10 Financial Mistakes That Are Keeping You Away From Wealth

10 Financial Mistakes That Are Keeping You Away From Wealth

Building wealth doesn’t depend solely on how much money you earn. Many people generate income consistently and still fail to achieve financial stability or long-term growth. The issue is often not the ability to produce money, but the financial mistakes that are quietly keeping you away from wealth.

Sustainable wealth requires structure, intention, and consistency. Below are ten common mistakes that limit long-term financial growth.

1. Living Without a Defined Financial Purpose

Money is a tool, not an end goal. When there is no clear purpose—such as security, freedom, stability, legacy, or impact—financial decisions become reactive.

Without a stable long-term intention, people tend to:

  • Copy other people’s models

  • Chase external results

  • Constantly change strategies

A financial purpose acts as an anchor. Without it, any plan loses direction and coherence.

2. Lacking a Solid Financial Structure

Wealth is not built by impulse, but by design.

A solid financial structure integrates:

  • Income generation

  • Cash flow management

  • Intentional savings systems

  • Investment strategies aligned with goals

When these pieces aren’t connected, income doesn’t turn into wealth. Lack of structure creates disorder, and disorder prevents sustainable accumulation.

3. Not Having Real Control Over Cash Flow

One of the most common financial mistakes that keeps people away from wealth is the lack of financial tracking.

Not knowing exactly:

  • How much comes in

  • How much goes out

  • How much goes toward debt

  • How much is spent on variable expenses

Without control, money disappears. Financial awareness isn’t restriction—it’s decision-making power.

4. Misunderstanding the Role of Saving

Saving is not passive accumulation. It’s a strategic tool.

It serves specific purposes:

  • Provides liquidity

  • Reduces vulnerability during crises

  • Creates opportunities

  • Protects purchasing power

When savings have no purpose, they get spent. When savings have a clear function, they become the bridge to investing.

5. Making Decisions With a Short-Term Mindset

A mindset focused on immediacy compromises future stability.
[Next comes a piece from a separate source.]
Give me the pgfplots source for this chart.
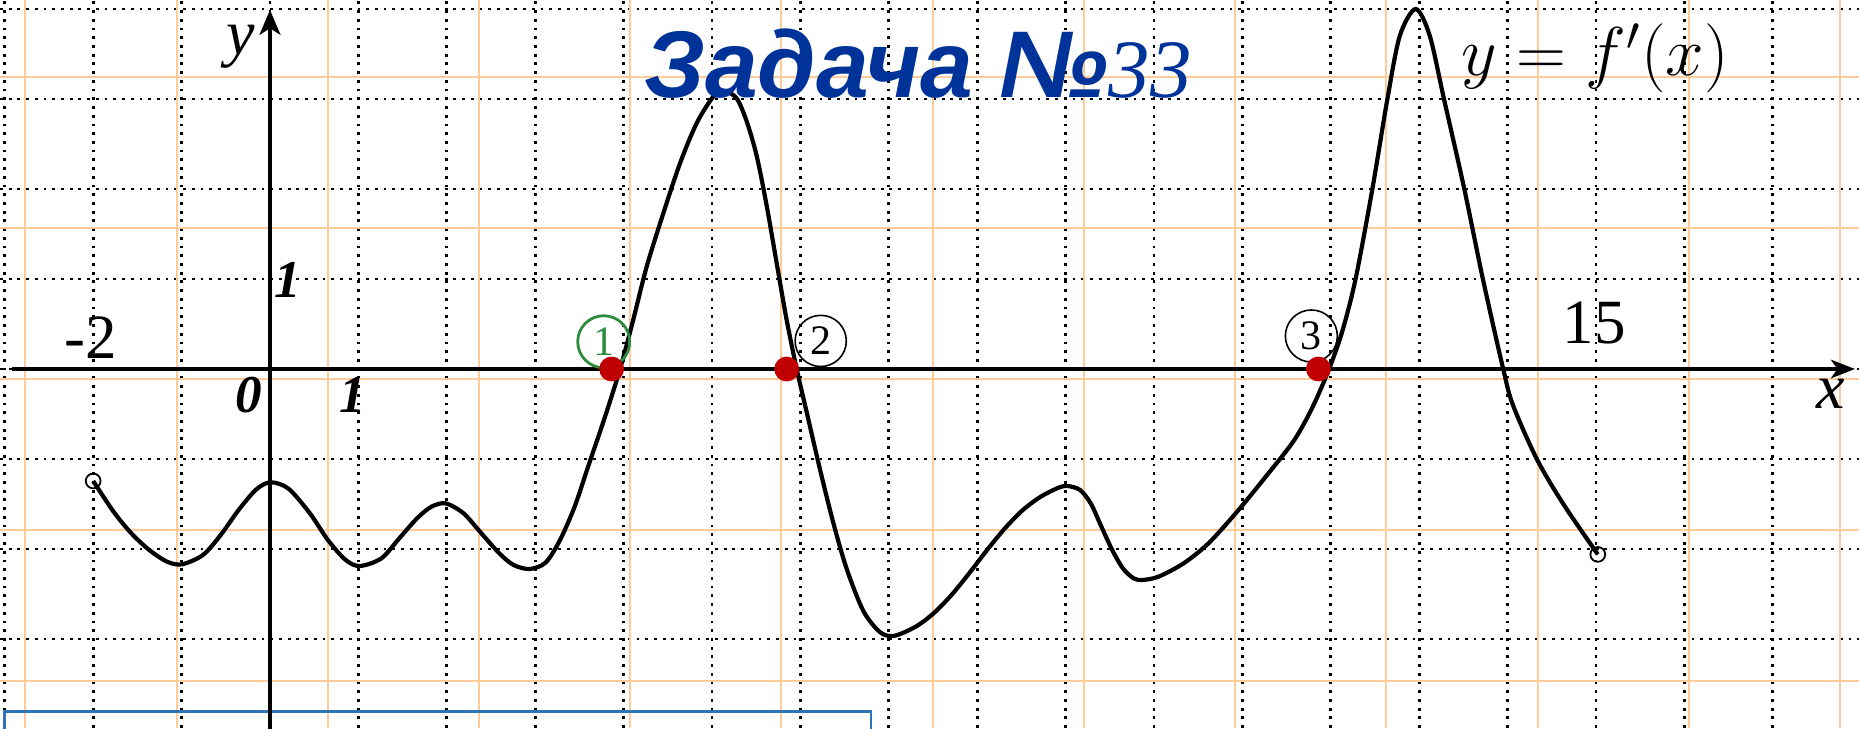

Choosing comfort today without considering tomorrow’s impact leads to:

  • Lack of foresight

  • Dependence on active income

  • Vulnerability to economic changes

Long-term planning isn’t pessimism—it’s strategic responsibility.

6. Supporting a Lifestyle Through Debt

Poorly managed debt reduces freedom and increases risk.

In economic downturns, it’s often not lower income that creates pressure, but excessive financial commitments.

A healthy structure prioritizes:

  • Low debt levels

  • Productive assets

  • Financial flexibility

Wealth requires lightness, not constant burdens.

7. Adjusting Spending Based on the Moment

Expanding expenses during good times and cutting them abruptly during crises creates emotional and financial instability.

A sustainable spending level should work during both economic growth and slowdown. Financial stability is built through foresight, not improvisation.

8. Ignoring Your Future Financial Self

Failing to save once you move beyond survival mode is a form of postponed responsibility.

Automating savings helps:

  • Create consistency

  • Reduce impulsive decisions

  • Maintain discipline

It’s not about the initial amount, but about the habit sustained over time.

9. Not Doing Tax Planning

Lack of tax knowledge can lead to significant financial loss.

Tax planning involves:

  • Understanding current legal frameworks

  • Structuring income strategically

  • Optimizing allowable deductions

This isn’t about evasion—it’s about financial intelligence.

10. Lack of Consistency

Wealth is the result of sustained decisions.

Constantly changing strategies, abandoning processes, or acting on impulse breaks any financial structure.

Consistency beats perfection. Small actions repeated over time create exponential results.

Building wealth is not a single event—it’s a process. Identifying the financial mistakes that are keeping you away from wealth allows you to intervene before the impact becomes greater.

The key question isn’t how much you’re earning today, but what you’re building with what you earn.

Sustainable wealth is built on intention, structure, and long-term discipline.